[Stored data]

++++

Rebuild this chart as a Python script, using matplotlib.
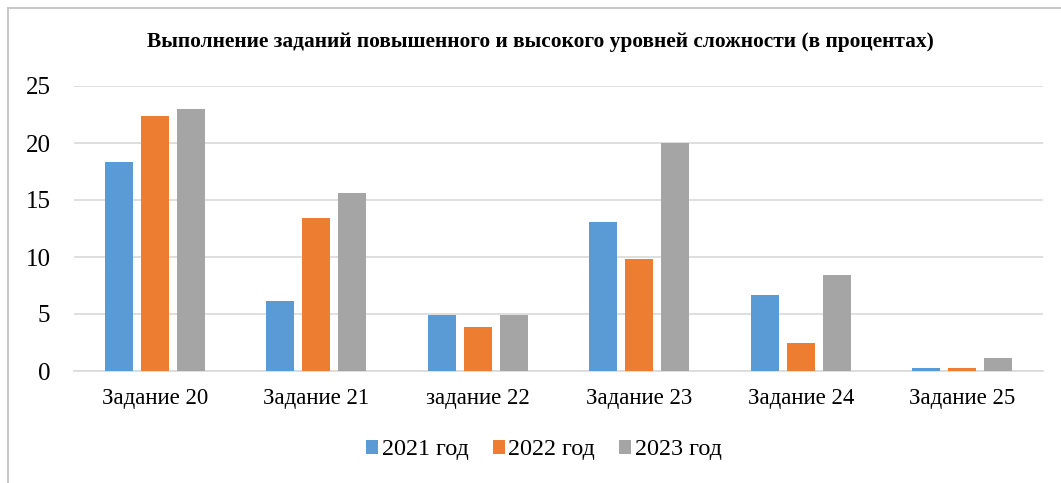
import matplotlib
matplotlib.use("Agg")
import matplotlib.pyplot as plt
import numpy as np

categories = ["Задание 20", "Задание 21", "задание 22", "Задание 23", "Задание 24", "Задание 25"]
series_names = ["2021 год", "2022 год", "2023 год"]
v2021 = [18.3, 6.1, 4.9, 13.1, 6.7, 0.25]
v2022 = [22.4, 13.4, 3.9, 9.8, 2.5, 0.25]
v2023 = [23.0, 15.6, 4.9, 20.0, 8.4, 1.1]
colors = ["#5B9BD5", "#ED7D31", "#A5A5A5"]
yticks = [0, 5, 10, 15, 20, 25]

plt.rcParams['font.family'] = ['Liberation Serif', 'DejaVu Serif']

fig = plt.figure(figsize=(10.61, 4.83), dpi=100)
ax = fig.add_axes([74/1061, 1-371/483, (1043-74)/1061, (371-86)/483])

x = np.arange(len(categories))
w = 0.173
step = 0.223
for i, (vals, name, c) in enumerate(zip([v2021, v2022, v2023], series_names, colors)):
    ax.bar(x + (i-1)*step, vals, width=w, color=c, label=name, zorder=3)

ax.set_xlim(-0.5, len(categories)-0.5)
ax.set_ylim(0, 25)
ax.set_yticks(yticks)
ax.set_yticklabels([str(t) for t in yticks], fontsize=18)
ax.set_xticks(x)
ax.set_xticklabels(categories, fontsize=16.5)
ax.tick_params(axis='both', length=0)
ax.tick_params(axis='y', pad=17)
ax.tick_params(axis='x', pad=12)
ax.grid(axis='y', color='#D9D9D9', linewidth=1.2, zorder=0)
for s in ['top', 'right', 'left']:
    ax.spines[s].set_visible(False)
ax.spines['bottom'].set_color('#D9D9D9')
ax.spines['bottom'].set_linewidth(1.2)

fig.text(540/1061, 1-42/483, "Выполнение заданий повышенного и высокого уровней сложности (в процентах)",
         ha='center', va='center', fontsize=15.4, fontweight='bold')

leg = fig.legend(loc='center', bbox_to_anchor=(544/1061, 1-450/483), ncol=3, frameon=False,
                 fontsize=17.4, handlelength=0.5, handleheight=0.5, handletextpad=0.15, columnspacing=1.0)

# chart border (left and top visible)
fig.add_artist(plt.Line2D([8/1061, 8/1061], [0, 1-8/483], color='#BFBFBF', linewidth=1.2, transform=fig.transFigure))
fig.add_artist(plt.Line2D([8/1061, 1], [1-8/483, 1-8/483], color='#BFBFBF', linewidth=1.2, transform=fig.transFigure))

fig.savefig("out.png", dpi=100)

++++

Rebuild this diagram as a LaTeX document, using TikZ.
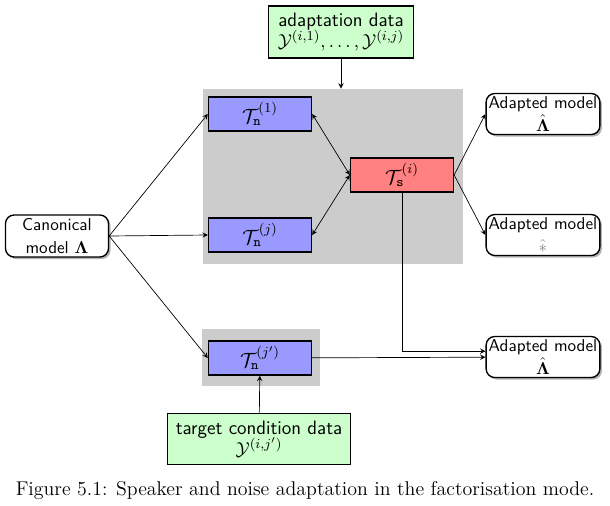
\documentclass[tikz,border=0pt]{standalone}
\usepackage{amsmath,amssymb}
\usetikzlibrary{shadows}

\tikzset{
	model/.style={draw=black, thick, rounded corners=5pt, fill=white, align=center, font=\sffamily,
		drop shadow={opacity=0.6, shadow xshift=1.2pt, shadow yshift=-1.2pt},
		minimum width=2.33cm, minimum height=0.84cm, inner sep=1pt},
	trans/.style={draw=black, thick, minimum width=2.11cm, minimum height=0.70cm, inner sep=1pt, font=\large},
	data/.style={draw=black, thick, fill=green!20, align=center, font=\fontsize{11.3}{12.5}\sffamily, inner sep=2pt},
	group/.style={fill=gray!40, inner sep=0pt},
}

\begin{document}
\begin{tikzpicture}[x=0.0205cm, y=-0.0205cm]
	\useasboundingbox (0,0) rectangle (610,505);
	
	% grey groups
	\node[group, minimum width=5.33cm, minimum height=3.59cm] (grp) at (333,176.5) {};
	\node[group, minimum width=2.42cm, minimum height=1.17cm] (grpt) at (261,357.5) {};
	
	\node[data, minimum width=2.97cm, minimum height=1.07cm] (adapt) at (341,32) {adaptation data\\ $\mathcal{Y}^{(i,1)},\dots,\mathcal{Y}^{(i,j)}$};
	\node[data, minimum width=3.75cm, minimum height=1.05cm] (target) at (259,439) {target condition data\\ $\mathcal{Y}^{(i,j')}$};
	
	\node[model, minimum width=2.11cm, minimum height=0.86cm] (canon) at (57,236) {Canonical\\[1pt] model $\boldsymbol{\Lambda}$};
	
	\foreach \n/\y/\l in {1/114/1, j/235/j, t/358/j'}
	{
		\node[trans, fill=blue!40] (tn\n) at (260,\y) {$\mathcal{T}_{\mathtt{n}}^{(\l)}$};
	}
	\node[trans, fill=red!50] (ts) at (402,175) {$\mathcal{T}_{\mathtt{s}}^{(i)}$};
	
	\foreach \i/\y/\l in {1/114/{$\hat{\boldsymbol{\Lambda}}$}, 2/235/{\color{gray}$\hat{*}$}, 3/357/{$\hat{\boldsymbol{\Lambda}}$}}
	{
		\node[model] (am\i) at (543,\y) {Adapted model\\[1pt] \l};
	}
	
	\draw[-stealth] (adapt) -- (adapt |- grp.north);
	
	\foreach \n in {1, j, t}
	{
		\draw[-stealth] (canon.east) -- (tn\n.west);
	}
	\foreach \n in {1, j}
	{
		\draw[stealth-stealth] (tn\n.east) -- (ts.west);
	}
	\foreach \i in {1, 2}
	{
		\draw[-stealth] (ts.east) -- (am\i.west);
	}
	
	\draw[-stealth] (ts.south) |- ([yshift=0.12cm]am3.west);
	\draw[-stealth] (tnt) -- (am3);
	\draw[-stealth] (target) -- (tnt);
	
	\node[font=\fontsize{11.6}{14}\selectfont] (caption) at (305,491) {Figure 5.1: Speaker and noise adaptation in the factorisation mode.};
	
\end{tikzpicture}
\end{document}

++++

What is required:
Up in the listing, locate the line with "Rebuild this chart"; print it and every line after it down to the line with "color=c, label=name, zorder=3)", which is included too. Skip the pictures.

Answer to this exercise:
Rebuild this chart as a Python script, using matplotlib.
import matplotlib
matplotlib.use("Agg")
import matplotlib.pyplot as plt
import numpy as np

categories = ["Задание 20", "Задание 21", "задание 22", "Задание 23", "Задание 24", "Задание 25"]
series_names = ["2021 год", "2022 год", "2023 год"]
v2021 = [18.3, 6.1, 4.9, 13.1, 6.7, 0.25]
v2022 = [22.4, 13.4, 3.9, 9.8, 2.5, 0.25]
v2023 = [23.0, 15.6, 4.9, 20.0, 8.4, 1.1]
colors = ["#5B9BD5", "#ED7D31", "#A5A5A5"]
yticks = [0, 5, 10, 15, 20, 25]

plt.rcParams['font.family'] = ['Liberation Serif', 'DejaVu Serif']

fig = plt.figure(figsize=(10.61, 4.83), dpi=100)
ax = fig.add_axes([74/1061, 1-371/483, (1043-74)/1061, (371-86)/483])

x = np.arange(len(categories))
w = 0.173
step = 0.223
for i, (vals, name, c) in enumerate(zip([v2021, v2022, v2023], series_names, colors)):
    ax.bar(x + (i-1)*step, vals, width=w, color=c, label=name, zorder=3)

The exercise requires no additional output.